I was reminded of this seemingly long-lost era - the late '90's - not only by my "Who Lost Russia?" reverie; a few days ago, a book arrived that I had ordered from Amazon: a 1998
biography of General Lebed' by sometime British politician
Harold Elletson (which I ordered in fact just to add to my collection of Lebed'-abilia, but ostensibly for a paper I'm working on about Transnistria, the place that made Lebed' a household name and that first gave him an international stage for his quotable antics).

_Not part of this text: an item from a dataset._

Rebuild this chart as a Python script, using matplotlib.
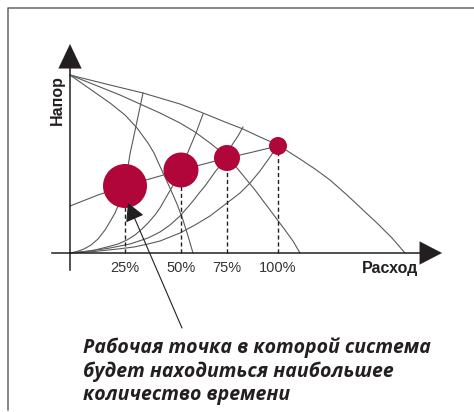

As such books often do, this one has a section of photographs in the middle. The last page of photos has one of a grinning Lebed' with his wife, and below it one photo each of Nemtsov and Luzhkov, captioned "Possible rivals in the next race for the presidency. The enthusiastic free-marketeer Boris Nemtsov...and Yuri Luzhkov, whose dynamic management style has transformed Moscow." Lebed', sadly, was dead and buried years ago - can the same now be said of democracy in Russia?
Perhaps I just miss the carnival aspect of the Russian political scene of the late Yeltsin era; after all, it's nearly impossible to argue that the average Russian is not better off today than he was seven or eight years ago. But it does seem a shame that we're back to clocking air time on the news on state-run TV to get an idea of who will be the next leader of Russia.